# Colossus: The Forbin Project coming to DVD November 23rd!



## Chris Blount (Jun 22, 2001)

Just wanted to remind you Forbin Project fans that it will be on DVD next week. I will be getting mine. 

http://www.imdb.com/title/tt0064177/


----------



## ibglowin (Sep 10, 2002)

Full screen!!! :nono2:


----------



## SimpleSimon (Jan 15, 2004)

Cool!


----------



## pjmrt (Jul 17, 2003)

way cool!


----------



## RichW (Mar 29, 2002)

There is another computer!


----------



## Mark Holtz (Mar 23, 2002)

Not likely to be added to my collection anytime soon. Somehow, my collection has no problem with a full-frame _Gone With The Wind_, but likes to spit out films which are not in their original aspect ratio.


----------



## Chris Blount (Jun 22, 2001)

ibglowin said:


> Full screen!!! :nono2:


Yeah I know.

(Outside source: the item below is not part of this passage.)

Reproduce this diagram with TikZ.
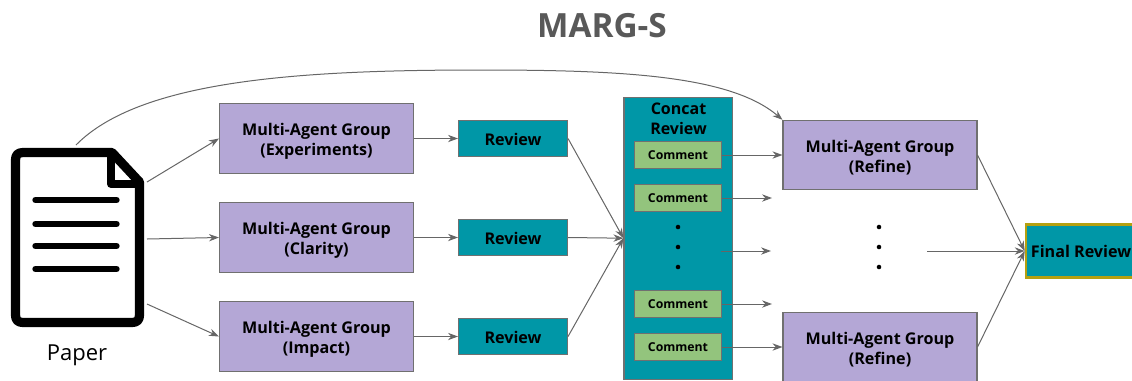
\documentclass[tikz,border=0pt]{standalone}
\usepackage{fontspec}
\setmainfont{Open Sans}
\usetikzlibrary{arrows.meta}
\definecolor{purplefill}{HTML}{B4A7D6}
\definecolor{tealfill}{HTML}{0097A7}
\definecolor{greenfill}{HTML}{93C47D}
\definecolor{edgegray}{HTML}{707070}
\definecolor{linegray}{HTML}{666666}
\definecolor{goldedge}{HTML}{B5A010}
\definecolor{titlegray}{HTML}{595959}
\newcommand\twolines[2]{\makebox[0pt][c]{\raisebox{2.2pt}[0pt][0pt]{#1}}\makebox[0pt][c]{\raisebox{-12.8pt}[0pt][0pt]{#2}}}
\tikzset{
  x=0.75pt,y=-0.75pt,
  box/.style={draw=edgegray,line width=0.8pt,inner sep=0pt,align=center,text=black},
  groupbox/.style={box,fill=purplefill,minimum width=145.5pt,minimum height=52pt,font=\fontsize{12.1}{15}\selectfont\bfseries},
  reviewbox/.style={box,fill=tealfill,minimum width=81.75pt,minimum height=26.5pt,font=\fontsize{12.1}{15}\selectfont\bfseries,execute at begin node=\rule{0pt}{10.5pt}},
  commentbox/.style={box,fill=greenfill,minimum width=65.5pt,minimum height=20pt,font=\fontsize{9.2}{11}\selectfont\bfseries},
  concatbox/.style={box,fill=tealfill,minimum width=81.5pt,minimum height=211.5pt},
  finalbox/.style={box,draw=goldedge,line width=1.9pt,fill=tealfill,minimum width=82.5pt,minimum height=39.5pt,font=\fontsize{12.1}{15}\selectfont\bfseries},
  flow/.style={draw=linegray,line width=0.75pt,-{Stealth[length=7.5pt,width=5.5pt]}},
  dotmark/.style={circle,fill=black,inner sep=0pt,minimum size=3.4pt},
  docline/.style={line width=4.8pt,line cap=round,black},
}
\begin{document}
\begin{tikzpicture}
\useasboundingbox (0,0) rectangle (1132,380);
\clip (0,0) rectangle (1132,380);
% title
\node[font=\fontsize{25}{30}\selectfont\bfseries,text=titlegray] (title) at (602,25.5) {MARG-S};
% paper icon
\draw[line width=6.9pt,line join=round,black]
  (15.5,160) .. controls (15.5,155) and (18,152.5) .. (23,152.5) -- (112,152.5) -- (139.5,182)
  -- (139.5,315) .. controls (139.5,320) and (137,322.5) .. (132,322.5) -- (23,322.5)
  .. controls (18,322.5) and (15.5,320) .. (15.5,315) -- cycle;
\draw[line width=6pt,line join=round,black] (111,153) -- (111,184) -- (139,184);
\draw[docline] (35.5,200) -- (116.5,200);
\draw[docline] (35.5,224) -- (116.5,224);
\draw[docline] (35.5,246) -- (116.5,246);
\draw[docline] (35.5,269) -- (116.5,269);
\node[font=\fontsize{16.5}{20}\selectfont] (paper) at (77,355) {Paper};
\coordinate (docA) at (147,182);
\coordinate (docB) at (147,239);
\coordinate (docC) at (147,304);
\coordinate (docTop) at (76,145);
% groups
\node[groupbox] (g1) at (316.5,138.5) {\twolines{Multi-Agent Group}{(Experiments)}};
\node[groupbox] (g2) at (316.5,237.5) {\twolines{Multi-Agent Group}{(Clarity)}};
\node[groupbox] (g3) at (316.5,336.5) {\twolines{Multi-Agent Group}{(Impact)}};
% reviews
\node[reviewbox] (r1) at (513,138.5) {Review};
\node[reviewbox] (r2) at (513,237.5) {Review};
\node[reviewbox] (r3) at (513,336.5) {Review};
% concat
\node[concatbox] (concat) at (678.3,238.2) {};
\node[font=\fontsize{12}{15}\selectfont\bfseries,align=center] (concatlabel) at (678.5,118.7) {Concat\\Review};
\node[commentbox] (c1) at (678,155) {Comment};
\node[commentbox] (c2) at (678,198) {Comment};
\node[commentbox] (c3) at (678,304) {Comment};
\node[commentbox] (c4) at (678,347) {Comment};
\node[dotmark] (d1) at (678,227) {};
\node[dotmark] (d2) at (678,247) {};
\node[dotmark] (d3) at (678,267) {};
% refine
\node[groupbox] (f1) at (880,155) {\twolines{Multi-Agent Group}{(Refine)}};
\node[groupbox] (f2) at (880,347) {\twolines{Multi-Agent Group}{(Refine)}};
\node[dotmark] (e1) at (879,227) {};
\node[dotmark] (e2) at (879,247) {};
\node[dotmark] (e3) at (879,267) {};
% final
\node[finalbox] (final) at (1081,251) {Final Review};
% free ends
\coordinate (c2end) at (772,198);
\coordinate (midstart) at (721,251);
\coordinate (midend) at (771,251);
\coordinate (c3end) at (772,304);
\coordinate (rightstart) at (927,251);
% connectors
\draw[flow] (docA) -- (g1.west);
\draw[flow] (docB) -- (g2.west);
\draw[flow] (docC) -- (g3.west);
\draw[flow] (g1.east) -- (r1.west);
\draw[flow] (g2.east) -- (r2.west);
\draw[flow] (g3.east) -- (r3.west);
\draw[flow] (r1.east) -- (concat.west);
\draw[flow] (r2.east) -- (concat.west);
\draw[flow] (r3.east) -- (concat.west);
\draw[flow] (c1.east) -- (f1.west);
\draw[flow] (c2.east) -- (c2end);
\draw[flow] (midstart) -- (midend);
\draw[flow] (c3.east) -- (c3end);
\draw[flow] (c4.east) -- (f2.west);
\draw[flow] (f1.east) -- (final.west);
\draw[flow] (rightstart) -- (final.west);
\draw[flow] (f2.east) -- (final.west);
\draw[flow] (docTop) .. controls (140,80) and (300,70) .. (480,70)
  .. controls (620,70) and (730,75) .. (f1.north west);
\end{tikzpicture}
\end{document}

It sucks but it's better than nothing. I still can't believe they crank out full screen DVD's.


----------



## invaliduser88 (Apr 23, 2002)

I'm looking forward to Ice Station Zebra in January.


----------



## ibglowin (Sep 10, 2002)

Chris Blount said:


> Yeah I know. It sucks but it's better than nothing. I still can't believe they crank out full screen DVD's.


I love collecting classic SciFi on DVD. I couldn't believe it when they released "The Day the Earth Stood Still" in Full Screen a year or so ago! At least they did "Forbidden Planet" right.

Anyone else collecting "Lost in Space"? The next set comes out this month.


----------



## Chris Blount (Jun 22, 2001)

ibglowin said:


> Anyone else collecting "Lost in Space"? The next set comes out this month.


Although there were some interesting episodes in the first and second season, I'm waiting for the third season. For some reason I've always liked the third season especially the episode when they return to earth in the 1940's. I also love the new theme John Williams wrote for the third season.


----------